Obviously, I committed numerous gaffs and was fortunate that the ND only cost me a few hundred dollars. Something much more serious in terms of a financial hit or an injury could have occurred. I was stupid. And lucky.
So what happened?
Well, clearly I broke at least two of the four rules of firearms safety. First, I did not “treat every gun as if it is loaded.” I made an assumption that, because the Glock 19 was always kept unloaded in the safe, it “must” be unloaded at that very moment. In doing so, I completely forgot that I had gone to the movies a few days before and had deliberately carried the 19 instead of my more usual 26 because I wanted more rounds on tap in case of a serious situation at the theater. When I returned the gun to the safe after my trip to the theater, I did not unload it to put it back into its more “usual” status.
Further evidence of my ignoring this first rule of firearms safety was my half-assed gun handling. Clearly, I was not treating dry-fire in any sort of realistic manner, as I did not have a legitimate grip on the pistol and limp-wristed it badly, resulting in the stovepipe.
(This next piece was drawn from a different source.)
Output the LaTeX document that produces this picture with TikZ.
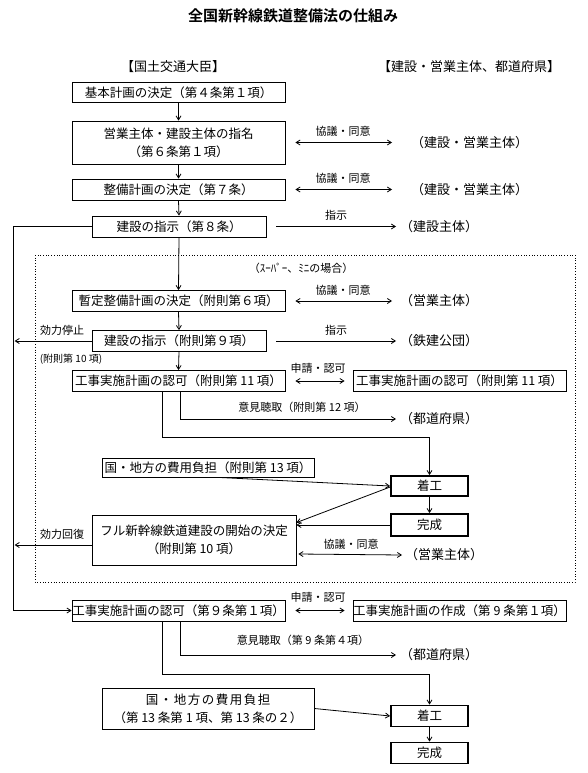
\documentclass[tikz,border=0pt]{standalone}
\usepackage{fontspec}
\setmainfont{Noto Sans CJK JP}[BoldFont={Noto Sans CJK JP Bold}]
\usetikzlibrary{arrows.meta,calc}
\begin{document}
\begin{tikzpicture}[x=1pt,y=-1pt,
  >={Straight Barb[length=4pt,width=5pt]},
  box/.style={draw, line width=0.8pt, inner sep=0pt, align=center, minimum width=213pt, minimum height=21pt, font=\fontsize{12.5}{18}\selectfont},
  sbox/.style={box, minimum width=174pt},
  tbox/.style={box, line width=1.8pt, minimum width=77pt},
  lab/.style={inner sep=0pt, font=\fontsize{11}{13}\selectfont},
  rlab/.style={inner sep=0pt, anchor=west, font=\fontsize{13}{15}\selectfont},
  con/.style={line width=0.8pt},
]
\useasboundingbox (0,0) rectangle (587,773);
\fill[white] (0,0) rectangle (587,773);

\node[inner sep=0pt, font=\fontsize{15}{17}\selectfont\bfseries] (title) at (293,16) {全国新幹線鉄道整備法の仕組み};
\node[rlab, anchor=center] (hl) at (173,67) {【国土交通大臣】};
\node[rlab, anchor=center] (hr) at (469,67) {【建設・営業主体、都道府県】};

% upper chain
\node[box, minimum height=20pt] (b1) at (178.5,92.5) {基本計画の決定（第４条第１項）};
\node[box, minimum height=43pt] (b2) at (178.5,142.5) {営業主体・建設主体の指名\\（第６条第１項）};
\node[box] (b3) at (178.5,189.5) {整備計画の決定（第７条）};
\node[sbox] (b4) at (179,226.5) {建設の指示（第８条）};

\node[rlab] (r2) at (411,142.5) {（建設・営業主体）};
\node[rlab] (r3) at (411,189.5) {（建設・営業主体）};
\node[rlab] (r4) at (400,226.5) {（建設主体）};
\node[lab] (k2) at (343,131) {協議・同意};
\node[lab] (k3) at (343,178) {協議・同意};
\node[lab] (i4) at (336,215) {指示};

% dotted frame
\draw[dotted, line width=0.7pt] (35,255) rectangle (575,582);
\node[lab] (sup) at (301,268) {（ｽｰﾊﾟｰ、ﾐﾆの場合）};

\node[box] (b5) at (178.5,301) {暫定整備計画の決定（附則第６項）};
\node[sbox] (b6) at (179,341) {建設の指示（附則第９項）};
\node[box] (b7) at (178.5,381) {工事実施計画の認可（附則第 11 項）};
\node[box] (b7r) at (459.5,381) {工事実施計画の認可（附則第 11 項）};

\node[rlab] (r5) at (400,301) {（営業主体）};
\node[rlab] (r6) at (400,341) {（鉄建公団）};
\node[rlab] (r7) at (400,419) {（都道府県）};
\node[lab] (k5) at (343,290) {協議・同意};
\node[lab] (i6) at (336,330) {指示};
\node[lab] (st) at (62,330) {効力停止};
\node[lab, font=\fontsize{10}{12}\selectfont] (fs10) at (71,359) {(附則第 10 項)};
\node[lab] (a7) at (318,368) {申請・認可};
\node[lab] (o7) at (302,407) {意見聴取（附則第 12 項）};

\node[box, minimum width=212pt, minimum height=19pt] (cost1) at (208,467.5) {国・地方の費用負担（附則第 13 項）};
\node[tbox, minimum height=20pt] (s1) at (429.5,486) {着工};
\node[tbox, minimum height=22pt] (d1) at (429.5,525) {完成};
\node[box, minimum width=204pt, minimum height=50pt] (full) at (194,540) {フル新幹線鉄道建設の開始の決定\\（附則第 10 項）};
\node[lab] (rc) at (62,534) {効力回復};
\node[lab] (kf) at (351,544) {協議・同意};
\node[rlab] (rf) at (405,555) {（営業主体）};

\coordinate (j1) at (162,437);

% bottom part
\node[box] (b8) at (178.5,610.5) {工事実施計画の認可（第９条第１項）};
\node[box] (b8r) at (459.5,610.5) {工事実施計画の作成（第 9 条第１項）};
\node[lab] (a8) at (318,597) {申請・認可};
\node[lab] (o8) at (303,640) {意見聴取（第 9 条第４項）};
\node[rlab] (r8) at (400,655) {（都道府県）};
\node[box, minimum width=212pt, minimum height=41pt] (cost2) at (208,708.5) {{\addfontfeature{LetterSpace=12}国・地方の費用負担}\\（第 13 条第 1 項、第 13 条の２）};
\node[tbox, minimum height=21pt] (s2) at (429.5,716) {着工};
\node[tbox, minimum height=21pt] (d2) at (429.5,753) {完成};
\coordinate (j2) at (162,674);

% connectors
\draw[con,->] (b1.south) -- (b2.north);
\draw[con,->] (b2.south) -- (b3.north);
\draw[con,->] (b3.south) -- (b4.north);
\draw[con,->] (b4.south) -- (b5.north);
\draw[con,->] (b5.south) -- (b6.north);
\draw[con,->] (b6.south) -- (b7.north);

\draw[con,<->] ($(b2.east)+(10,0)$) -- ($(r2.west)+(-19,0)$);
\draw[con,<->] ($(b3.east)+(10,0)$) -- ($(r3.west)+(-19,0)$);
\draw[con,->] ($(b4.east)+(10,0)$) -- ($(r4.west)+(-4,0)$);
\draw[con,<->] ($(b5.east)+(10,0)$) -- ($(r5.west)+(-8,0)$);
\draw[con,->] ($(b6.east)+(10,0)$) -- ($(r6.west)+(-4,0)$);
\draw[con,->] (b6.west) -- ++(-77,0);
\draw[con,<->] ($(b7.east)+(10,0)$) -- ($(b7r.west)+(-8,0)$);
\draw[con,->] ($(b7.south)+(1.5,0)$) |- ($(r7.west)+(-4,0)$);
\draw[con,->] (b7.south -| j1) -- (j1) -| (s1.north);

\draw[con,->] ($(cost1.south)+(10,0)$) -- (s1.west);
\draw[con,->] ($(s1.west)+(0,1)$) -- ($(full.north east)+(0,8)$);
\draw[con,->] (s1.south) -- (d1.north);
\draw[con,->] (d1.west) -- (d1.west -| full.east);
\draw[con,->] ($(full.west)+(0,5)$) -- ++(-77,0);
\draw[con,<->] ($(full.east)+(2,14)$) -- ($(rf.west)+(-3,0)$);

\draw[con,->] (b4.west) -- ++(-78,0) |- (b8.west);
\draw[con,<->] ($(b8.east)+(10,0)$) -- ($(b8r.west)+(-8,0)$);
\draw[con,->] ($(b8.south)+(1.5,0)$) |- ($(r8.west)+(-4,0)$);
\draw[con,->] (b8.south -| j2) -- (j2) -| (s2.north);
\draw[con,->] (cost2.east) -- (s2.west);
\draw[con,->] (s2.south) -- (d2.north);
\end{tikzpicture}
\end{document}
I also was not consistently serious (that day and previous days) about where my guns pointed in my basement (do not point your firearm at anything you do not wish to destroy). There is a water heater down there, a television, washer and dryer, circuit breaker, and a main water line. Though the line was hidden for most of its length on that wall by the pegboard, pegboard does not stop bullets. Indeed, this brings up a third rule I broke: always know your target and what’s beyond it.
I must add that I was essentially running on fumes at that point in the day and had no business handling firearms, much less performing some sort of “test” on them to determine the characteristics of their trigger pulls.
For me, no incident like that I have described above can take place without some changes taking place afterwards. What have I done?
1. I now have a dedicated “target” for dry-practice (5 gallon bucket of sand).
2. I now use a system to identify which pistols in the safe are loaded (they are each in a holster with blue painters tape around the grip and holster body).
3. ALL firearms in the safe are, despite #2 above, assumed to ALWAYS be loaded and are checked using the method I borrowed from Paul Howe (checking visually once, then looking away, then checking again, and then also checking by feel).
4. No handling of firearms when overly tired. I force myself to shut this aspect of my life down, which is admittedly tough, as one of the only times of day I can clean, handle, or work on my firearms is after the kids are asleep. Nevertheless, the consequences of carelessness are far too serious.
I used to think that I would never have an ND, that NDs are for idiots who do not know what they are doing. Then I had one, and all I could do was pronounce myself just such an idiot. Now, after reading about Massad Ayoob’s recent ND, and at the risk of sounding defeatist or that it is somehow “acceptable” to have one, I do believe that a negligent discharge is a very likely event to happen to anyone who handles firearms.
So please, learn from my story. No one is by some natural law “immune” from negligent discharges, nor does experience really matter. It is only by STRICTLY adhering to the rules of firearms safety that the dreaded ND can be avoided. Do yourself, your family, and your friends a favor and do what you need to do to avoid….well, to avoid being me.